The stock market crash of 1929 was largely a response to the Smoot-Hawley Tariff Act. This law passed the house in May of 1929. The law was an attempt to protect the US from foreign imports -- what a joke? Why does the American consumer need to be protected from low cost imports?

One thousand twenty eight economist signed a letter to Hoover asking him to veto this destructive bill. Long before the bill was finally passed into law, in June of 1930, the stock market had crashed and scores of other nations retaliated by passing their own protectionist bills. One important point to understand here is that even after the US had stepped in the manure bucket of protectionist trade policies, the rest of the world could have prevented the great depression by simply ignoring the damage done to the US by continuing to trade where possible.

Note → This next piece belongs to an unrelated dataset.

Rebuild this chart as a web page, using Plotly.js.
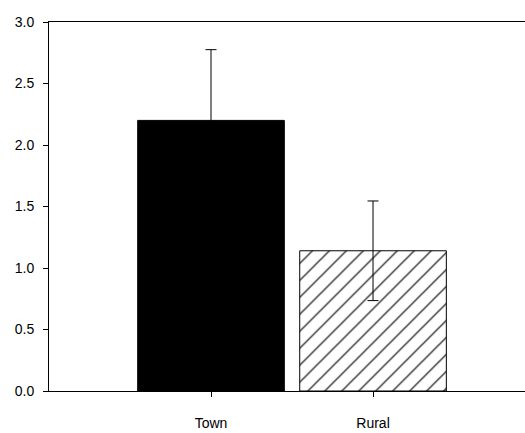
<!DOCTYPE html>
<html>
<head>
<meta charset="utf-8">
<script src="https://cdn.plot.ly/plotly-3.0.1.min.js"></script>
<style>
  html, body { margin: 0; padding: 0; background: #fff; }
  #chart { width: 525px; height: 433px; }
</style>
</head>
<body>
<div id="chart"></div>
<script>
const categories = ['Town', 'Rural'];
const means = [2.20, 1.14];
const errors = [0.575, 0.405];
const yTickVals = [0, 0.5, 1.0, 1.5, 2.0, 2.5, 3.0];
const yTickText = ['0.0', '0.5', '1.0', '1.5', '2.0', '2.5', '3.0'];

const errStyle = { type: 'data', visible: true, color: 'black', thickness: 1, width: 5.5 };

const townTrace = {
  type: 'bar',
  x: [0],
  y: [means[0]],
  width: 0.905,
  marker: { color: 'black', line: { color: 'black', width: 1 } },
  error_y: Object.assign({ array: [errors[0]] }, errStyle),
  hoverinfo: 'none'
};

const ruralTrace = {
  type: 'bar',
  x: [1],
  y: [means[1]],
  width: 0.905,
  marker: {
    color: 'white',
    line: { color: 'black', width: 1 },
    pattern: { shape: '/', fgcolor: 'black', bgcolor: 'white', size: 12, solidity: 0.1, fillmode: 'replace' }
  },
  error_y: Object.assign({ array: [errors[1]] }, errStyle),
  hoverinfo: 'none'
};

const layout = {
  width: 525,
  height: 433,
  barmode: 'overlay',
  margin: { l: 49, r: 0, t: 22, b: 42 },
  paper_bgcolor: 'white',
  plot_bgcolor: 'white',
  showlegend: false,
  font: { family: 'Liberation Sans, Arial, sans-serif', size: 14, color: 'black' },
  xaxis: {
    range: [-1.0, 1.938],
    tickvals: [0, 1],
    ticktext: categories,
    ticks: 'outside',
    ticklen: 5,
    tickcolor: 'black',
    tickwidth: 1,
    showline: true,
    linecolor: 'black',
    linewidth: 1,
    mirror: true,
    showgrid: false,
    zeroline: false,
    ticklabelstandoff: 14,
    tickfont: { size: 14 }
  },
  yaxis: {
    range: [0, 3.0],
    tickvals: yTickVals,
    ticktext: yTickText,
    ticks: 'outside',
    ticklen: 5,
    tickcolor: 'black',
    tickwidth: 1,
    showline: true,
    linecolor: 'black',
    linewidth: 1,
    showgrid: false,
    zeroline: false,
    ticklabelstandoff: 6,
    tickfont: { size: 14 }
  }
};

Plotly.newPlot('chart', [townTrace, ruralTrace], layout, { staticPlot: true, displayModeBar: false });
</script>
</body>
</html>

I have to run to an appointment so I will sum this up as quickly as I can. Mistakes were piled on top of the initial mistake of increasing taxes. 1) Other tax increases were made, including the social security tax that was added onto payrolls. 2) The Fed took an inactive roll and failed to boost the money supply. 3) Regulations were passed that hurt businesses ability to profit, including price floors on inputs, the minimum wage performed a great dis-service. A "normal" correction was turned into a 10 year recession.

Today, the Fed has been active. Today, the democrats have so far tried but failed to raise taxes. Today, the regulations proposed by Paulson are only for political cover and there is little chance of passage anytime soon.

The market has seen that Bush can hold off the congress and there is a good chance that the next congress will not gain free reign to pass destructive policies. Thus, we had another 9 to 1 day. Nine to one up days, relatively rare beast, are coming one after another. Three in recent weeks. There are more good days ahead!